2. Not sure what we’re supposed to take away from Johnathan Franklin’s throat-slash gesture after he scored his game-clinching touchdown for UCLA against USC on Saturday. We’re inclined to go along with what Patrick O’Neal of Fox Sports tweeted out on Sunday: “Johnathan Franklin established himself as greatest running back in #UCLA history but hurt chances for mayor of LA w/ throat slash.” Considering he is serious about that mayoral campaign as some point, this could come back to an otherwise upstanding citizen, especially with the way things can be interpreted in Los Angeles.
We give him the benefit of the doubt in that the throat slash is the way those who play in the video game “Mortal Kombat” signal that their opponent is finished. Except there was a story last month about a Chicago fan who came into a Jacksonville bar to watch a Bears-Jags game and died after he had his throat slashed. About 10 years ago, the NFL issued an edict that it would start to fine and suspend players who did the throat slash. The league called it “an unacceptable act of violence.” The gesture had been used by, among others, the New York Jets’ Keyshawn Johnson. ”I like to come up with something new every week,” the USC grad said at the time after doing it during a “Monday Night Football” game. “I just try to be original.” Originally, we didn’t think much of it. But now we’re wondering if Franklin even know what he was doing. The only thing the officials could do Saturday was flag him for an unsportsman-like conduct penalty. We’ll leave the Pac-12 to see about any further reprimanding, and the voters of L.A. to see how short their memory can be.
3. Gotta hand it to the Galaxy — their return to the MLS Cup, clinched by Robbie Keane’s penalty kick goal that came as a result of a pass somehow catching the hand of Seattle defender Adam Johansson in the penalty box, makes David Stern-type conspiracy theories sound reasonable for the pro kickball circuit. The league’s glamour team has made it in after a season where it barely made the playoffs then somehow did its best imitation of the Kings to man up during the post Supporters Shield celebration. Their rematch with Houston, the No. 5 seed from the East – on Dec. 1 at Home Depot Center would hardly move the needle during the regular season. But now that the Galaxy have one more chance to win a title before David Beckham likely hangs up his boots (that’s the correct term, right?), AEG might as well start mapping out another parade route. Short, and sweet.

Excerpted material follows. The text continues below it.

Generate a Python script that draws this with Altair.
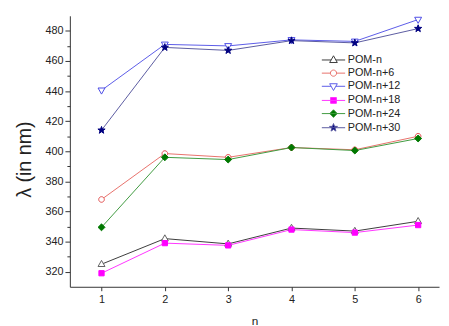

4. Eight Pac-12 teams are bowl eligible – neither of them are Utah nor Colorado — and there’s a spot for all of them if they’re not careful. Still, some more BCS befuddlement. Not only has USC fallen out of the BCS standings, but Kent State is in.
At No. 23. A notch higher than Arizona and two up on Washington. The 10-1 Golden Flashes, who clinched the MAC title, has one win against a ranked team — 35-23 against No. 15 Rutgers in late October. No. 10 Florida State, which is as high as No. 5 in the coaches’ poll, did not even rate a ranking spot in the Kenneth Massey computer, one of six used to factor into the BCS rankings.
5. Mike D’Antoni might not call it a knee-jerk reaction, but as long as his knee replacement continues to take time healing, no need to speed up the replacement process as long as Bernie Bickerstaff’s babysit produced wins four times out of every five contests.